Comparing the DataFrames for the original data imported from JSON in df:

	id	date	img_count	title	year	month	day	weekday	title_chars	title_words	title_wordlength
0	100	2009-10-28	1	Last game	2009	10	28	2	9	2	7
1	1000	2005-10-23	1	Alice\'s Jugs	2005	10	23	6	12	2	10
2	1001	2005-10-23	1	Padstow Sunrise	2005	10	23	6	15	2	13
3	1002	2005-10-23	1	Rock at Night	2005	10	23	6	13	3	10
4	1003	2005-10-23	1	Padstow Sunset	2005	10	23	6	14	2	12

and the view in df_summary:

	year	month	img_count	id
0	2005	5	50	50
1	2005	6	17	17
2	2005	7	8	8
3	2005	8	21	21
4	2005	9	7	7

Now we can dig into: posts & images per year...

sns.barplot(df_summary['year'],df_summary['id'])
sns.barplot(df_summary['year'],df_summary['img_count'])

Posts per year Images per year

And per month:

Posts per month Images per month

And per weekday:

Posts per weekday Images per weekday

Using the summary data we can also explore correlations between fields with a pair plot:

Summary pairplot

or look at the correlation between number of posts and number of images per month

jp = sns.jointplot(df_summary['img_count'], df_summary['id'], kind='reg')
jp.set_axis_labels('total images on a month', 'number of posts on a month')

Images versus posts per month

We can also play around with the words used in titles:

Words per month Words per year Words per weekday

and also see if I used longer or shorter words in post titles over the years c r o s s o a k has been published

Words per year

Conclusions

So what have we learnt from the excursion into the data lurking behind c r o s s o a k?

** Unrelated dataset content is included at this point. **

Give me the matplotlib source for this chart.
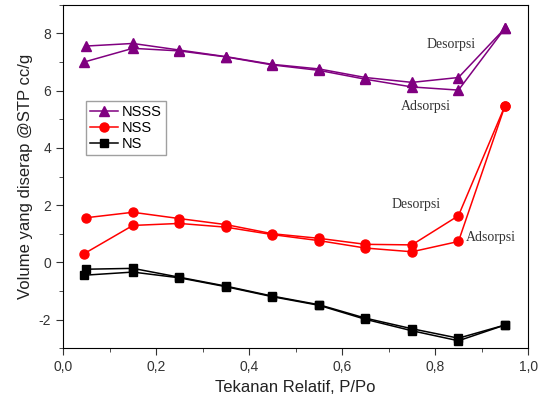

2012 was a low year for both posts and images posted. The number of posts recovered slightly in 2016-2018 but not the number of images (more posts have only one image on average).
April is when I post most
I post on weekend's and Fridays more than midweek
I use the fewest words in post titles in May
Over the years I've used more words and longer words in post titles
This is the kind of thing you do on a dark autumn evening in the northern hemisphere. Apparently it's why Scandinavia has so many tech start-ups (relative to population).